Sunday, October 24, 2010

Episodic Sitcoms

Well first off, in all honesty, I don't watch sitcoms and never have. I dislike them. Unfortunately this means I don't have any personal experience with the things that have been discussed really.
However I do have some knowledge of an episodic way of storytelling, even if it's more from childhood cartoons. When a series is set up episodically, it is less a connected story and more a collection of events that happen to a group of people. At the end of every episode, all is normal, and nothing's changed. The audience is taught a lesson, but the characters don't seem to learn anything, and are back to their normal selves the next week. Things are fixed and unchanging from one story to the next going as far as having characters that never seem to age. A story is set up and resolved all in one episode and is never mentioned again.

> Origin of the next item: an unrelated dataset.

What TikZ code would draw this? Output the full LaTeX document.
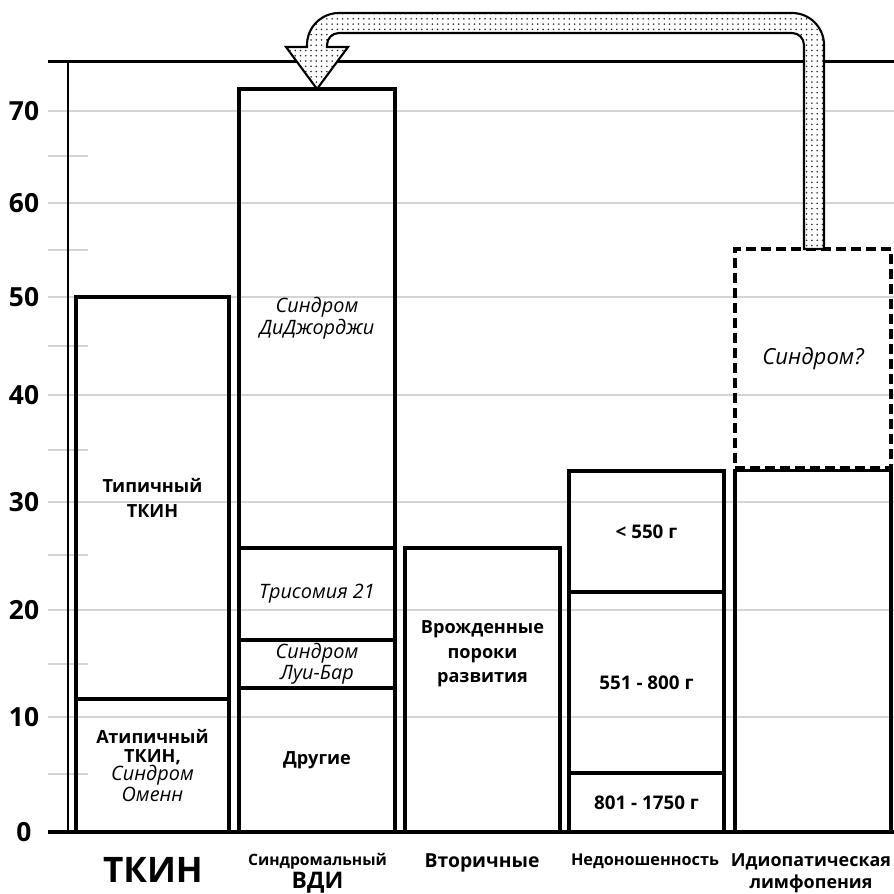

A show that seems to be very episodic (in what I've watched of it) is The Simpsons. At this point I think all the kids; even Maggie the baby might be older then me but they haven't aged a day. Similarly, Homer seems to get in some trouble every episode but in the end it's all solved and life continues unchanged from one week to the next. This works for the show because they have found what works for them and episodic writing allows them to stay with that. Sitcoms aren't very serious and audiences don't expect deep characters or situations. They just want something amusing and predictable. If they had to have serious development, it wouldn't be as funny, which would go against the point of a sitcom. Maybe the shallowness is why I don't like sitcoms. Or maybe they aren't funny to me.